Não é assim o mundo hoje?
“A minha pátria é a língua portuguesa.”. Esta frase do O LIVRO DO DESASSOSSEGO, que é “a nossa maior invenção desde as Descobertas”, levou-me a enfrentar um mar de textos transformado numa obra universalmente conhecida, armadilha de um génio, puzzle perfeito e genial porque todas as soluções são diferentes e nenhuma é definitiva. “É impossível filmar O LIVRO DO DESASSOSSEGO,”, diziam-me todos. “Talvez”, disse eu, mas a partir de um texto que não tem tempo, não tem fim e não tem igual, foi-me possível criar um FILME DO DESASSOSSEGO que não pretende ser o livro (outra coisa é o cinema, que não arte literária); não em nome da experimentação ou da artística diletância, mas em nome do cinema que eu amo acima de tudo, e da língua, que é também a minha pátria. Há no O LIVRO DO DESASSOSSEGO, dois pequenos e preciosos textos que foram decisivos para estruturar o filme e o modo de filmar.

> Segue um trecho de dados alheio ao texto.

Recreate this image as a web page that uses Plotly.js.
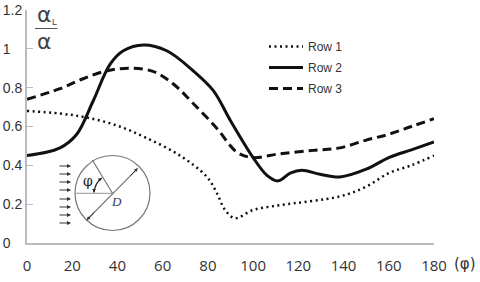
<!DOCTYPE html>
<html><head><meta charset="utf-8">
<script src="https://cdn.plot.ly/plotly-3.0.1.min.js"></script>
<style>html,body{margin:0;padding:0;background:#fff}</style></head>
<body><div id="chart" style="width:480px;height:282px"></div>
<script>
const row1X=[0,14.6,26.5,39.8,53,67.7,79.6,84,87.6,92,100,112,138.4,150,160,170,180];
const row1Y=[.68,.667,.646,.605,.54,.45,.34,.256,.17,.128,.17,.195,.24,.29,.36,.40,.45];
const row2X=[0,14.6,22,29.2,36.7,42.6,51.5,61.8,73.5,82.4,90,100,106,111,116.4,121.6,129.6,138.4,150,160,170,180];
const row2Y=[.45,.49,.56,.73,.92,.99,1.02,.99,.887,.785,.63,.44,.35,.32,.36,.375,.354,.34,.38,.44,.48,.52];
const row3X=[0,14.6,24.8,35.4,45.6,55.7,64.6,73.4,84,92.9,100,112,126.6,138.4,150,160,170,180];
const row3Y=[.74,.795,.846,.887,.90,.884,.82,.72,.59,.467,.44,.46,.477,.49,.53,.56,.60,.64];
const xTicks=[0,20,40,60,80,100,120,140,160,180];
const yTicks=[0,.2,.4,.6,.8,1,1.2];
const yLabels=['0\u00a0\u00a0\u00a0','0.2','0.4','0.6','0.8','1\u00a0\u00a0\u00a0','1.2'];
const arrowRows=[166,174,182,190,199,207,215,223];

const W=480,H=282,L=27,R=46,T=10,B=39;
const px=x=>(x-L)/(W-L-R), py=y=>1-(y-T)/(H-T-B);
const seg=(x0,y0,x1,y1,color,width)=>({type:'line',xref:'paper',yref:'paper',x0:px(x0),y0:py(y0),x1:px(x1),y1:py(y1),line:{color,width}});
const ann=(x,y,text,font)=>({xref:'paper',yref:'paper',x:px(x),y:py(y),text,showarrow:false,xanchor:'center',yanchor:'middle',font});
const arrow=(x,y,dx,dy,c,w,s)=>({xref:'paper',yref:'paper',x:px(x),y:py(y),ax:dx,ay:dy,axref:'pixel',ayref:'pixel',text:'',showarrow:true,arrowhead:2,arrowsize:s||0.8,arrowwidth:w||1,arrowcolor:c||'#333',standoff:0,startstandoff:0});

const shapes=[
 {type:'circle',xref:'paper',yref:'paper',x0:px(75),x1:px(150),y0:py(155.5),y1:py(230.5),line:{color:'#777',width:1.2}},
 seg(75,193.3,112.5,193.3,'#aaa',1.3),
 seg(112.5,193.3,92.3,160,'#777',1.2),
 seg(86.7,220,137.7,168.3,'#777',1.2),
 {type:'path',xref:'paper',yref:'paper',line:{color:'#222',width:1.2},
  path:`M ${px(94)} ${py(192.5)} Q ${px(95)} ${py(183)} ${px(101.7)} ${py(178)}`},
 seg(35,28.5,57.5,28.5,'#555',1)
];
const annotations=[
 ann(44.5,15,'α',{family:'DejaVu Sans',size:22,color:'#444'}),
 ann(54,22,'L',{family:'Liberation Sans',size:9,color:'#444'}),
 ann(44.5,41,'α',{family:'DejaVu Sans',size:22,color:'#444'}),
 ann(88,181,'φ',{family:'DejaVu Serif',size:14,color:'#222'}),
 ann(116.5,201,'<i>D</i>',{family:'Liberation Serif',size:13,color:'#2a3a55'}),
 ann(465,264,'(φ)',{family:'DejaVu Sans',size:15,color:'#333'}),
 arrow(86.7,220,9,-9,'#333',1,0.7),
 arrow(137.7,168.3,-9,9,'#333',1,0.7),
 arrow(101.7,178,-4,3,'#222',1,0.7),
 arrow(94,192.5,0,-4,'#222',1,0.7)
].concat(arrowRows.map(y=>arrow(71,y,-13,0)));

const traces=[
 {x:row1X,y:row1Y,name:'Row 1',legendgroup:'a',line:{color:'#111',width:2.5,dash:'2px 3.5px',shape:'spline',smoothing:1}},
 {x:row2X,y:row2Y,name:'Row 2',legendgroup:'b',line:{color:'#111',width:3,shape:'spline',smoothing:1}},
 {x:row3X,y:row3Y,name:'Row 3',legendgroup:'c',line:{color:'#111',width:3,dash:'9px 5px',shape:'spline',smoothing:1}}
].map(t=>Object.assign({type:'scatter',mode:'lines',hoverinfo:'skip'},t));

const layout={width:W,height:H,margin:{l:L,r:R,t:T,b:B,pad:0},paper_bgcolor:'#fff',plot_bgcolor:'#fff',
 font:{family:'Liberation Sans',color:'#333'},
 xaxis:{range:[0,180],tickvals:xTicks,ticktext:xTicks.map(String),ticks:'',showgrid:false,zeroline:false,showline:true,linecolor:'#bbb',linewidth:2,
  tickfont:{family:'Open Sans',size:15,color:'#333'},ticklabelstandoff:8},
 yaxis:{range:[0,1.2],tickvals:yTicks,ticktext:yLabels,ticks:'inside',ticklen:6,tickcolor:'#bbb',tickwidth:1,showgrid:false,zeroline:false,showline:true,linecolor:'#bbb',linewidth:2,
  tickfont:{family:'Liberation Sans',size:14,color:'#333'}},
 showlegend:true,
 legend:{x:px(264),y:py(32),xanchor:'left',yanchor:'top',bgcolor:'rgba(0,0,0,0)',traceorder:'grouped',tracegroupgap:2,itemwidth:34,font:{family:'Liberation Sans',size:12,color:'#333'}},
 shapes,annotations};
Plotly.newPlot('chart',traces,layout,{displayModeBar:false,staticPlot:true});
</script></body></html>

Um sobre a autonomia grandiosa do som dos textos que, quando são lidos em voz alta ou voz baixa, se elevam muito para cima do seu criador, tornando a escrita maior que o sujeito que a criou; E, outro, sobre a noção de tempo, a sua distorção, ideias que se ajustam na perfeição à noção do tempo cinematográfico. Há ainda uma pequena frase maravilhosa sobre a luz:
A mesma luz que ilumina a face dos santos e os sapatos do homem comum.” Não foi preciso mais nada para eu ficar contente. Alcançar o grão da voz, encontrar os ritmos de música verdadeira e grandiosa dos fragmentos do livro. Leiam-no em voz alta ou voz baixa, como diz Pessoa. O aperto que sentem no peito não é de gloriosa felicidade? Os olhos não ficam rasos de lágrimas e o cérebro efervescente? Distorcer o tempo e as imagens, pôr em causa o modo de as ver (utilização de diferentes velocidades, ralentis, acelerações e até lentes anamórficas, embaciadas, desfocadas) pintar o espaço com cores excessivas, não realistas, mas também fazê-las esmorecer, quase desaparecer, chegar aos tons secos, e até à pureza da gama de cinzentos, do preto e do branco. Bernardo Soares, um homem contemporâneo, de aspecto normal, indecifrável do comum dos mortais, mas com a angústia e o tédio desesperado de um funcionário modesto, e Lisboa uma cidade misteriosa, labiríntica e profunda, de inquestionável beleza e luminosidade. “Oh, Lisboa meu lar!”. Todos os outros personagens e todos os incidentes que os envolvem são, na vertigem dos sons das frases que os fazem existir, parte do desassossego do ano 2010 da nossa era.

João Botelho
Faculdade de Ciências da Universidade de Coimbra. Faculdade de Engenharia da Universidade do Porto. Dirigente do CITAC. Cineclubes de Coimbra e Porto. Professor na Escola Técnica de Matosinhos. Ilustrador de livros infantis e artes gráficas a partir de 1970. Escola de Cinema do Conservatório Nacional. Crítico de cinema em jornais e revistas. Funda a revista de cinema M. Inicia-se na realização com 2 curtas-metragens para a RTP e o documentário de longa metragem “Os Bonecos de Santo Aleixo” para a cooperativa Paz dos Reis. Filmes premiados nos festivais de Figueira da Foz, Antuérpia, Rio de Janeiro, Veneza, Berlim, Salsomaggiore, Pesaro, Belfort, Cartagena, etc. Distinguido por duas vezes com o prémio da OCIC, da Casa da Imprensa e dos Sete de Ouro. Todas as longas metragens tiveram exibição comercial em Portugal, quase todas em França e alguns em Inglaterra, na Alemanha, em Itália, em Espanha e no Japão. Teve retrospectivas integrais em Bergamo (1996), com edição de uma monografia sobre a obra em La Rochelle (1998) e na Cinemateca de Luxemburgo (2002). Distinguido com a Comenda da Ordem do Infante, de mérito cultural (2005).